• [JOB]: Look through the material below for "this". Copy every line that contains it.

• [STORED DATA]:

* * * *

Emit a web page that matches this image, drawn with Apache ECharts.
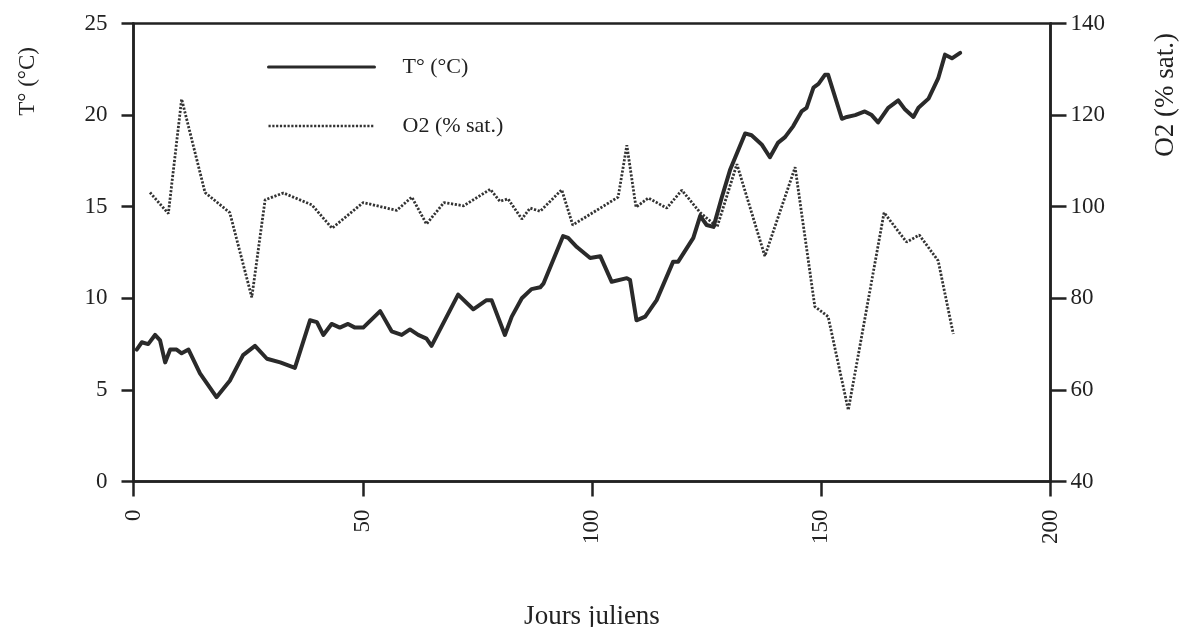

* * * *

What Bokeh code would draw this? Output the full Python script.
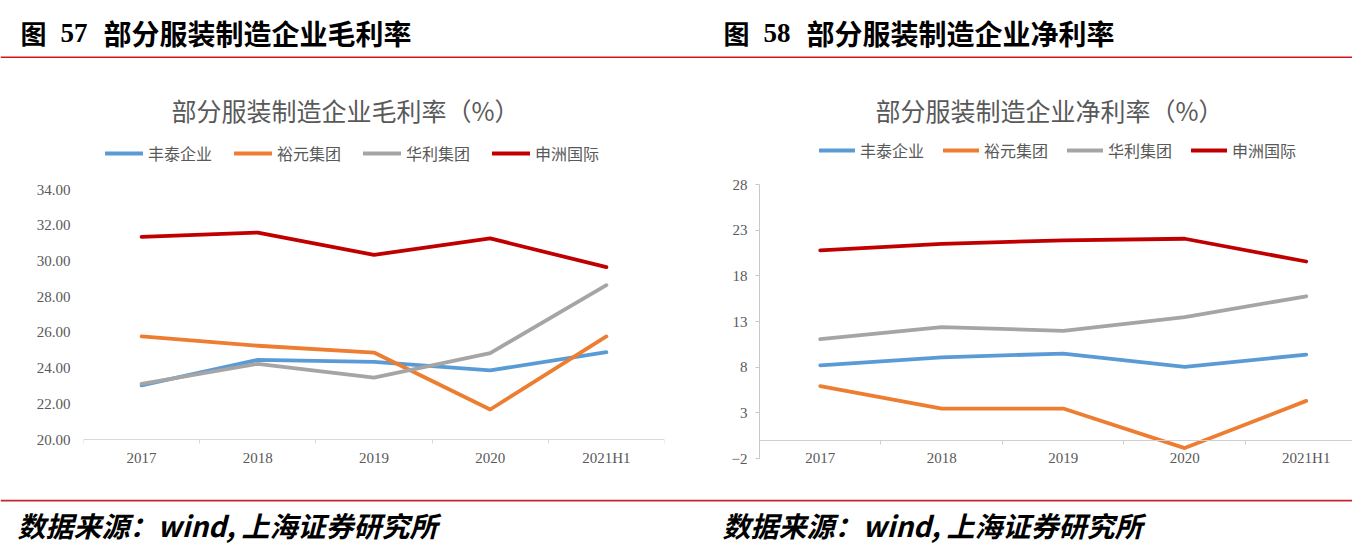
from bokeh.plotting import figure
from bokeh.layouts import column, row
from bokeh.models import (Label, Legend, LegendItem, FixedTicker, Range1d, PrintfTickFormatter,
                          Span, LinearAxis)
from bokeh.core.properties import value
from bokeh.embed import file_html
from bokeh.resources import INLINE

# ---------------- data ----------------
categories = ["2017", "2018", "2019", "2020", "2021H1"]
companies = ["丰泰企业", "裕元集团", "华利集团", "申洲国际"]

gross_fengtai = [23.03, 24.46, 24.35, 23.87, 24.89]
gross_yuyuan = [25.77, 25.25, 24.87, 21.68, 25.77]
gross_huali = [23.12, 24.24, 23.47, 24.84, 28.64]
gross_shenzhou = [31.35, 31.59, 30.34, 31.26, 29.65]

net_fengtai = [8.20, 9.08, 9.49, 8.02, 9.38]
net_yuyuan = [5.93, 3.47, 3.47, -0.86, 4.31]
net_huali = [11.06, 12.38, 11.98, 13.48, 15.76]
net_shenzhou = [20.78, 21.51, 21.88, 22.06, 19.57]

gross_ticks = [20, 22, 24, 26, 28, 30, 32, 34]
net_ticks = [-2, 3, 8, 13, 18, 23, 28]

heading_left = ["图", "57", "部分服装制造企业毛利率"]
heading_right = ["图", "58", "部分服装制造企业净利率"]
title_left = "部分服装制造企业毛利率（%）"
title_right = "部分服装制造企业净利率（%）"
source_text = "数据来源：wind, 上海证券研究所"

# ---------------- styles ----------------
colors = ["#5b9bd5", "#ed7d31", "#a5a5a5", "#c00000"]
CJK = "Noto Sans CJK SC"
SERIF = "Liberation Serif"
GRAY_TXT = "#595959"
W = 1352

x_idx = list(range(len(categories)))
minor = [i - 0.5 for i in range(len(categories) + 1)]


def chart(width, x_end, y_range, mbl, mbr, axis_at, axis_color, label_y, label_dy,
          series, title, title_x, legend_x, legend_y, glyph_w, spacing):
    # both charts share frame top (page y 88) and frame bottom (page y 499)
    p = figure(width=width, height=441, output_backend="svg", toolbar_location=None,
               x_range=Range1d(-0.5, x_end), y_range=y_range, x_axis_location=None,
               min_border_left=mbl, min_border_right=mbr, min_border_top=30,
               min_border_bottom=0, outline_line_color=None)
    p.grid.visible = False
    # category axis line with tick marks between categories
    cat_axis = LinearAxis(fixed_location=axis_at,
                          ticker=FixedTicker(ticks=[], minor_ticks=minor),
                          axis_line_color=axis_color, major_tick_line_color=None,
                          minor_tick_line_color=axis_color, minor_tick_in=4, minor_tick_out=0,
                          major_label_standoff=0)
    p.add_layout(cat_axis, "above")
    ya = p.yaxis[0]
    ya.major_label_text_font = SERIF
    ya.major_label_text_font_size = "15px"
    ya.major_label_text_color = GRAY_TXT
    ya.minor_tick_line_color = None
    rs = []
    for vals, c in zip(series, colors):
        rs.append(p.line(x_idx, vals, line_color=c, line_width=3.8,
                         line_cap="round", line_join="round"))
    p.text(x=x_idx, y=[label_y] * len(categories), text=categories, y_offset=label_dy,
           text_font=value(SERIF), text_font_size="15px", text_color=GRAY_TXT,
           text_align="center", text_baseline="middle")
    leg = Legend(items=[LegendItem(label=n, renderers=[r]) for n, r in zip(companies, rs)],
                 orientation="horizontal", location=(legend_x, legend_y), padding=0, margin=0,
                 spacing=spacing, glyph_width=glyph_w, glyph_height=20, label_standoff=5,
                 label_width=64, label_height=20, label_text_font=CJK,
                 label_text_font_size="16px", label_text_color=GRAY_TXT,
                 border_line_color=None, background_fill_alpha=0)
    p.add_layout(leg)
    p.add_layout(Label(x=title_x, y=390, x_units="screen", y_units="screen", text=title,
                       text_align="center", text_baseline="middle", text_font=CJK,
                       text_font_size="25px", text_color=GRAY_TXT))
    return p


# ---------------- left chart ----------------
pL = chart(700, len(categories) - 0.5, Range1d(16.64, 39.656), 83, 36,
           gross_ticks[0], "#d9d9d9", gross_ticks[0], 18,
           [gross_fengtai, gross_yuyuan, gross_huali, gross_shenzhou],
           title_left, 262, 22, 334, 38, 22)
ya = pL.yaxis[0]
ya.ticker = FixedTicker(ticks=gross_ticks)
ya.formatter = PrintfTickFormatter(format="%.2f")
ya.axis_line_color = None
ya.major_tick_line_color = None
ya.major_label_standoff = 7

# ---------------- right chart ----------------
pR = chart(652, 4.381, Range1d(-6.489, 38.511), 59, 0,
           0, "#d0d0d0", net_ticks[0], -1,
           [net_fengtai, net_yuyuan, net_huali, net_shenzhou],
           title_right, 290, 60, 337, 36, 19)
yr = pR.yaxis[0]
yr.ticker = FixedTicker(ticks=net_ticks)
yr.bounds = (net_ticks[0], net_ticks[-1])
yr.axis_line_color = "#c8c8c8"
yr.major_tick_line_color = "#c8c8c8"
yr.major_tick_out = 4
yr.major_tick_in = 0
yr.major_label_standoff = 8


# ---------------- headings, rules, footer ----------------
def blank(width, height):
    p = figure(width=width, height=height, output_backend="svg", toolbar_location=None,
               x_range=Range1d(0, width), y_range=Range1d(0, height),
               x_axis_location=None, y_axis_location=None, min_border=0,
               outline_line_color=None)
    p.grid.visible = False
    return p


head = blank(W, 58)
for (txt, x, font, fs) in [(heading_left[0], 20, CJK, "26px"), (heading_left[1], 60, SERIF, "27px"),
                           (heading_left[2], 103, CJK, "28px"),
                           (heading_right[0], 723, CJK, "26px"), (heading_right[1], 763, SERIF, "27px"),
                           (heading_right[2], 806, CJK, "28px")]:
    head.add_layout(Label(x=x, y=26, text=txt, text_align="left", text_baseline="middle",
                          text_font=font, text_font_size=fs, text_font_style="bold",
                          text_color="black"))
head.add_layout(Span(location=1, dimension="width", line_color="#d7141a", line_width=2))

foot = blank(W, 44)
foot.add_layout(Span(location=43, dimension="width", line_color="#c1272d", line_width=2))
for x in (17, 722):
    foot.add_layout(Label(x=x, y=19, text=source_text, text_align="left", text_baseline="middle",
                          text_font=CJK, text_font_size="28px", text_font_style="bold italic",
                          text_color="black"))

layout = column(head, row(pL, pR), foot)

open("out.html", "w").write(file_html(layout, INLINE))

* * * *

• [REPLY TO THE TASK]:
Emit a web page that matches this image, drawn with Apache ECharts.
What Bokeh code would draw this? Output the full Python script.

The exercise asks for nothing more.